* [PROMPT]:
Write the entries below out again exactly; any picture in them stays out.

··· RECORDS FOR THE TASK

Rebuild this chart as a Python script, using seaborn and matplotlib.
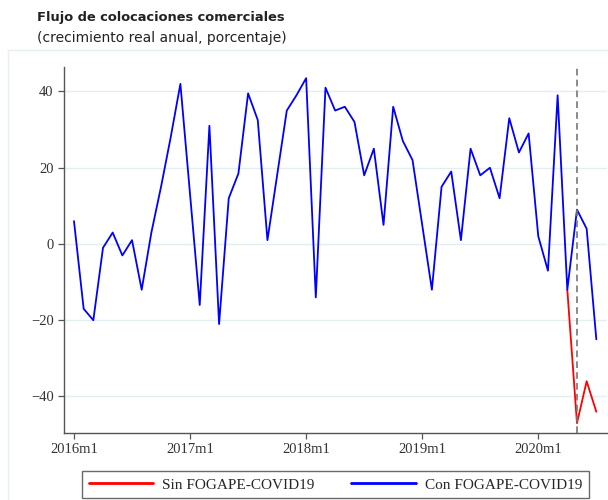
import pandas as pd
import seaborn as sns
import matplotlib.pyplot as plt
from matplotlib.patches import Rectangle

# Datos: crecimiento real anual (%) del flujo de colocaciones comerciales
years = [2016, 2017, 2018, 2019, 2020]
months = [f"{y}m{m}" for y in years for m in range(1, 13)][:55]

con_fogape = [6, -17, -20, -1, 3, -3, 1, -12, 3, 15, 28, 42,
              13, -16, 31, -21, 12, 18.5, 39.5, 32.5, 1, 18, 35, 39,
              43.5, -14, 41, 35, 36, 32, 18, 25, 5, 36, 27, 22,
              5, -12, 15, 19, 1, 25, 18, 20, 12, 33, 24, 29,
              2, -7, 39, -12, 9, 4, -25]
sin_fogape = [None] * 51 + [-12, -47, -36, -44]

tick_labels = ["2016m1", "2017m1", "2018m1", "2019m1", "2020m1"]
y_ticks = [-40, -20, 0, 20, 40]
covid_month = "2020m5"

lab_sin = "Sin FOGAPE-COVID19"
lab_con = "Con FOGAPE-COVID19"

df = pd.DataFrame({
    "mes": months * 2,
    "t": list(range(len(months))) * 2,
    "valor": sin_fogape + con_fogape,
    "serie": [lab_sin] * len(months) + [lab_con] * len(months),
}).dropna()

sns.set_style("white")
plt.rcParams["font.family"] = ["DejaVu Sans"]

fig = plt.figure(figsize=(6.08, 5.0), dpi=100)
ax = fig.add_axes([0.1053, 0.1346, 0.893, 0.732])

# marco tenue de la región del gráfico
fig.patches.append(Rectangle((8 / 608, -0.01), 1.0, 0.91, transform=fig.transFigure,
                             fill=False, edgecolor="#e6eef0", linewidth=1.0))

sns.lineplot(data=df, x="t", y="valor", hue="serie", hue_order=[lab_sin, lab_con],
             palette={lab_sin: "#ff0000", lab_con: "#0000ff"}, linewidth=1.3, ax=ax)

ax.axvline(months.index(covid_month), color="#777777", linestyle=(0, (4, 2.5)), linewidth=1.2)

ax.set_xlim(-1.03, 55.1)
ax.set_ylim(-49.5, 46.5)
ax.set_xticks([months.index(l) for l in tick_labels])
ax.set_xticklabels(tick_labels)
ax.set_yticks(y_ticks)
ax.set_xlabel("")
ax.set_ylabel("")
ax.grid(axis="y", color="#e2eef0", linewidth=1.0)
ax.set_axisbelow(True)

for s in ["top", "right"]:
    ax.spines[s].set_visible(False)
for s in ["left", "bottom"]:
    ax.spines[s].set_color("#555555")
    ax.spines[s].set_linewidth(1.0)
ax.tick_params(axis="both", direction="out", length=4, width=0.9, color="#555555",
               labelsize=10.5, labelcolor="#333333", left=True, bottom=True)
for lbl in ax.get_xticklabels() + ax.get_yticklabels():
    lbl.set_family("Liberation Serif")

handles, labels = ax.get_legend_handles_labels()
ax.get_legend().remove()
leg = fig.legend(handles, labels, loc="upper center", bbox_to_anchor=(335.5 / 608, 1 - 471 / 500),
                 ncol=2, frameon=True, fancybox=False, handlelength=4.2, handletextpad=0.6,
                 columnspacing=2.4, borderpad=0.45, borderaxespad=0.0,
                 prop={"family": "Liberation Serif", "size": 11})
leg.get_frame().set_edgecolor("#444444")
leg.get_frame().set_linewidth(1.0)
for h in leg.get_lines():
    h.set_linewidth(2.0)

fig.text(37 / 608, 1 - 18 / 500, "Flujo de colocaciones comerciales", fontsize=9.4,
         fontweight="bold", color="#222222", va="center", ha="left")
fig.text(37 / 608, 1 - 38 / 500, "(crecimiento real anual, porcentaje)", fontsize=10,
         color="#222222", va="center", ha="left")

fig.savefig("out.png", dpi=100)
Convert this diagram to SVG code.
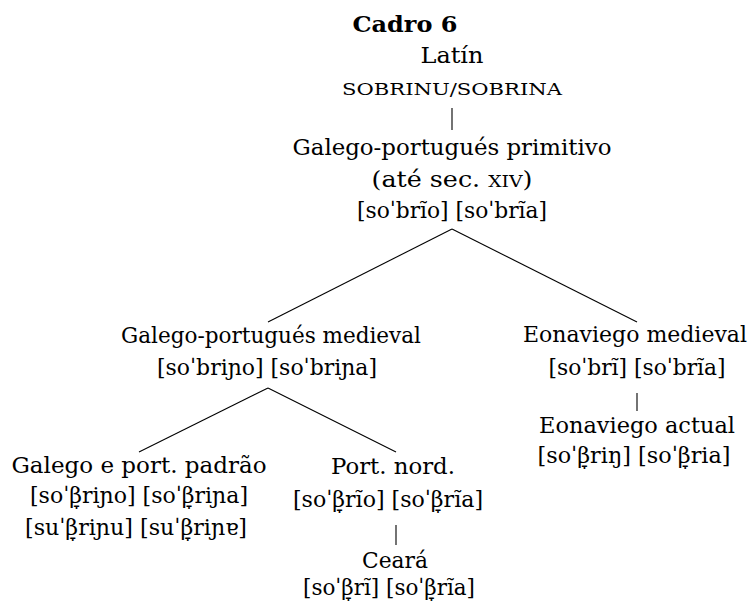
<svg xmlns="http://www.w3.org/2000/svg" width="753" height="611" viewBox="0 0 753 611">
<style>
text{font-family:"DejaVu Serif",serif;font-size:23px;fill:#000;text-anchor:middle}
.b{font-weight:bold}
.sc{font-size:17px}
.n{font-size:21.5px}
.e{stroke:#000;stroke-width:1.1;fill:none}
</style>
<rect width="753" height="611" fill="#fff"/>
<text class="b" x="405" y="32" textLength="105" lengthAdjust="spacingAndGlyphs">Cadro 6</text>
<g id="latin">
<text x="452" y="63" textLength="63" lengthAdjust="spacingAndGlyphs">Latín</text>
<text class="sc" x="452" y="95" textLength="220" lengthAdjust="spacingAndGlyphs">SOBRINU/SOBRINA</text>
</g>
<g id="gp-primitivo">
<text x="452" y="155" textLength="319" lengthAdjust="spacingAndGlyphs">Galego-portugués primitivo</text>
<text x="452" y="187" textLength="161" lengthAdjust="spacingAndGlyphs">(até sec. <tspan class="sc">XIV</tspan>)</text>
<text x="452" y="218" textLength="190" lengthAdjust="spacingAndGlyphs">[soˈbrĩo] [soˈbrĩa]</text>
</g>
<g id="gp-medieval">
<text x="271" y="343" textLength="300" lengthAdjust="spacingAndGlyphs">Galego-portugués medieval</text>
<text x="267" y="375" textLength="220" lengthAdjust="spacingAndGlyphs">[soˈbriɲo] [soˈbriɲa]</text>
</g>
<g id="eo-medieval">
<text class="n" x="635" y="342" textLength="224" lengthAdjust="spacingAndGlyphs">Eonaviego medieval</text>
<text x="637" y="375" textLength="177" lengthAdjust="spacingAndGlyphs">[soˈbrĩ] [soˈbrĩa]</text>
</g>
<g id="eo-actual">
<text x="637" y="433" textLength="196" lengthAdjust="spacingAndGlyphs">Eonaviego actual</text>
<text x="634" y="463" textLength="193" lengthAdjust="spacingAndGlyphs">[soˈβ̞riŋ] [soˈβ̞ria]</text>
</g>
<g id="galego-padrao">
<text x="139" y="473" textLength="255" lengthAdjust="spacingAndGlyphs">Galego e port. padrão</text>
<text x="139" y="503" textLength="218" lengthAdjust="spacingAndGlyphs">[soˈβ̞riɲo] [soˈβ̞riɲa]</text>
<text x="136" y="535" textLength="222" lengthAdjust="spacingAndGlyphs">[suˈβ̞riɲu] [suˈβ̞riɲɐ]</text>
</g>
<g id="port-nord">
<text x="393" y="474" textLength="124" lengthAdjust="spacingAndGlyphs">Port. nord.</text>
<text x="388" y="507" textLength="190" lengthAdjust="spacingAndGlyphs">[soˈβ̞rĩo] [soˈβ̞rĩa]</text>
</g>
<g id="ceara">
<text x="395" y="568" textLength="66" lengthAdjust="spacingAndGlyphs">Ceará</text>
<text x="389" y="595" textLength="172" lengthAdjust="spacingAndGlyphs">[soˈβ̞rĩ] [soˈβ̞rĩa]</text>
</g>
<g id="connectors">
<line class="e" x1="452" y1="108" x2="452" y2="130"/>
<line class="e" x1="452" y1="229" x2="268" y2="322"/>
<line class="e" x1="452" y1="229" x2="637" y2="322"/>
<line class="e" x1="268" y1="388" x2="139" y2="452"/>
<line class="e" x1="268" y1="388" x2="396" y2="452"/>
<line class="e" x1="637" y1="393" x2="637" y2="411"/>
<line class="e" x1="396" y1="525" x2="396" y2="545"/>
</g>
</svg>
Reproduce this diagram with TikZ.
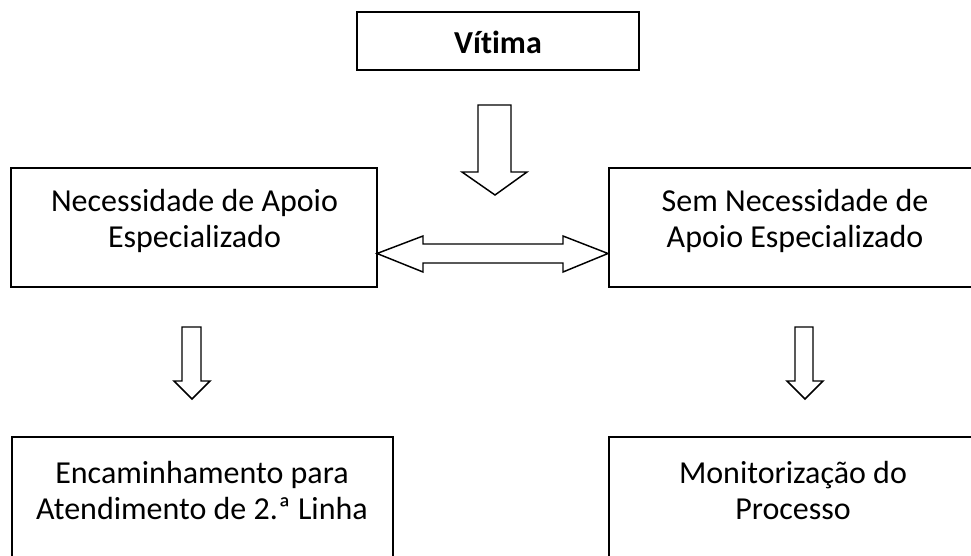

······

* [FINAL ANSWER]:
Rebuild this chart as a Python script, using seaborn and matplotlib.
import pandas as pd
import seaborn as sns
import matplotlib.pyplot as plt
from matplotlib.patches import Rectangle

# Datos: crecimiento real anual (%) del flujo de colocaciones comerciales
years = [2016, 2017, 2018, 2019, 2020]
months = [f"{y}m{m}" for y in years for m in range(1, 13)][:55]

con_fogape = [6, -17, -20, -1, 3, -3, 1, -12, 3, 15, 28, 42,
              13, -16, 31, -21, 12, 18.5, 39.5, 32.5, 1, 18, 35, 39,
              43.5, -14, 41, 35, 36, 32, 18, 25, 5, 36, 27, 22,
              5, -12, 15, 19, 1, 25, 18, 20, 12, 33, 24, 29,
              2, -7, 39, -12, 9, 4, -25]
sin_fogape = [None] * 51 + [-12, -47, -36, -44]

tick_labels = ["2016m1", "2017m1", "2018m1", "2019m1", "2020m1"]
y_ticks = [-40, -20, 0, 20, 40]
covid_month = "2020m5"

lab_sin = "Sin FOGAPE-COVID19"
lab_con = "Con FOGAPE-COVID19"

df = pd.DataFrame({
    "mes": months * 2,
    "t": list(range(len(months))) * 2,
    "valor": sin_fogape + con_fogape,
    "serie": [lab_sin] * len(months) + [lab_con] * len(months),
}).dropna()

sns.set_style("white")
plt.rcParams["font.family"] = ["DejaVu Sans"]

fig = plt.figure(figsize=(6.08, 5.0), dpi=100)
ax = fig.add_axes([0.1053, 0.1346, 0.893, 0.732])

# marco tenue de la región del gráfico
fig.patches.append(Rectangle((8 / 608, -0.01), 1.0, 0.91, transform=fig.transFigure,
                             fill=False, edgecolor="#e6eef0", linewidth=1.0))

sns.lineplot(data=df, x="t", y="valor", hue="serie", hue_order=[lab_sin, lab_con],
             palette={lab_sin: "#ff0000", lab_con: "#0000ff"}, linewidth=1.3, ax=ax)

ax.axvline(months.index(covid_month), color="#777777", linestyle=(0, (4, 2.5)), linewidth=1.2)

ax.set_xlim(-1.03, 55.1)
ax.set_ylim(-49.5, 46.5)
ax.set_xticks([months.index(l) for l in tick_labels])
ax.set_xticklabels(tick_labels)
ax.set_yticks(y_ticks)
ax.set_xlabel("")
ax.set_ylabel("")
ax.grid(axis="y", color="#e2eef0", linewidth=1.0)
ax.set_axisbelow(True)

for s in ["top", "right"]:
    ax.spines[s].set_visible(False)
for s in ["left", "bottom"]:
    ax.spines[s].set_color("#555555")
    ax.spines[s].set_linewidth(1.0)
ax.tick_params(axis="both", direction="out", length=4, width=0.9, color="#555555",
               labelsize=10.5, labelcolor="#333333", left=True, bottom=True)
for lbl in ax.get_xticklabels() + ax.get_yticklabels():
    lbl.set_family("Liberation Serif")

handles, labels = ax.get_legend_handles_labels()
ax.get_legend().remove()
leg = fig.legend(handles, labels, loc="upper center", bbox_to_anchor=(335.5 / 608, 1 - 471 / 500),
                 ncol=2, frameon=True, fancybox=False, handlelength=4.2, handletextpad=0.6,
                 columnspacing=2.4, borderpad=0.45, borderaxespad=0.0,
                 prop={"family": "Liberation Serif", "size": 11})
leg.get_frame().set_edgecolor("#444444")
leg.get_frame().set_linewidth(1.0)
for h in leg.get_lines():
    h.set_linewidth(2.0)

fig.text(37 / 608, 1 - 18 / 500, "Flujo de colocaciones comerciales", fontsize=9.4,
         fontweight="bold", color="#222222", va="center", ha="left")
fig.text(37 / 608, 1 - 38 / 500, "(crecimiento real anual, porcentaje)", fontsize=10,
         color="#222222", va="center", ha="left")

fig.savefig("out.png", dpi=100)
Convert this diagram to SVG code.
<svg xmlns="http://www.w3.org/2000/svg" width="753" height="611" viewBox="0 0 753 611">
<style>
text{font-family:"DejaVu Serif",serif;font-size:23px;fill:#000;text-anchor:middle}
.b{font-weight:bold}
.sc{font-size:17px}
.n{font-size:21.5px}
.e{stroke:#000;stroke-width:1.1;fill:none}
</style>
<rect width="753" height="611" fill="#fff"/>
<text class="b" x="405" y="32" textLength="105" lengthAdjust="spacingAndGlyphs">Cadro 6</text>
<g id="latin">
<text x="452" y="63" textLength="63" lengthAdjust="spacingAndGlyphs">Latín</text>
<text class="sc" x="452" y="95" textLength="220" lengthAdjust="spacingAndGlyphs">SOBRINU/SOBRINA</text>
</g>
<g id="gp-primitivo">
<text x="452" y="155" textLength="319" lengthAdjust="spacingAndGlyphs">Galego-portugués primitivo</text>
<text x="452" y="187" textLength="161" lengthAdjust="spacingAndGlyphs">(até sec. <tspan class="sc">XIV</tspan>)</text>
<text x="452" y="218" textLength="190" lengthAdjust="spacingAndGlyphs">[soˈbrĩo] [soˈbrĩa]</text>
</g>
<g id="gp-medieval">
<text x="271" y="343" textLength="300" lengthAdjust="spacingAndGlyphs">Galego-portugués medieval</text>
<text x="267" y="375" textLength="220" lengthAdjust="spacingAndGlyphs">[soˈbriɲo] [soˈbriɲa]</text>
</g>
<g id="eo-medieval">
<text class="n" x="635" y="342" textLength="224" lengthAdjust="spacingAndGlyphs">Eonaviego medieval</text>
<text x="637" y="375" textLength="177" lengthAdjust="spacingAndGlyphs">[soˈbrĩ] [soˈbrĩa]</text>
</g>
<g id="eo-actual">
<text x="637" y="433" textLength="196" lengthAdjust="spacingAndGlyphs">Eonaviego actual</text>
<text x="634" y="463" textLength="193" lengthAdjust="spacingAndGlyphs">[soˈβ̞riŋ] [soˈβ̞ria]</text>
</g>
<g id="galego-padrao">
<text x="139" y="473" textLength="255" lengthAdjust="spacingAndGlyphs">Galego e port. padrão</text>
<text x="139" y="503" textLength="218" lengthAdjust="spacingAndGlyphs">[soˈβ̞riɲo] [soˈβ̞riɲa]</text>
<text x="136" y="535" textLength="222" lengthAdjust="spacingAndGlyphs">[suˈβ̞riɲu] [suˈβ̞riɲɐ]</text>
</g>
<g id="port-nord">
<text x="393" y="474" textLength="124" lengthAdjust="spacingAndGlyphs">Port. nord.</text>
<text x="388" y="507" textLength="190" lengthAdjust="spacingAndGlyphs">[soˈβ̞rĩo] [soˈβ̞rĩa]</text>
</g>
<g id="ceara">
<text x="395" y="568" textLength="66" lengthAdjust="spacingAndGlyphs">Ceará</text>
<text x="389" y="595" textLength="172" lengthAdjust="spacingAndGlyphs">[soˈβ̞rĩ] [soˈβ̞rĩa]</text>
</g>
<g id="connectors">
<line class="e" x1="452" y1="108" x2="452" y2="130"/>
<line class="e" x1="452" y1="229" x2="268" y2="322"/>
<line class="e" x1="452" y1="229" x2="637" y2="322"/>
<line class="e" x1="268" y1="388" x2="139" y2="452"/>
<line class="e" x1="268" y1="388" x2="396" y2="452"/>
<line class="e" x1="637" y1="393" x2="637" y2="411"/>
<line class="e" x1="396" y1="525" x2="396" y2="545"/>
</g>
</svg>
Reproduce this diagram with TikZ.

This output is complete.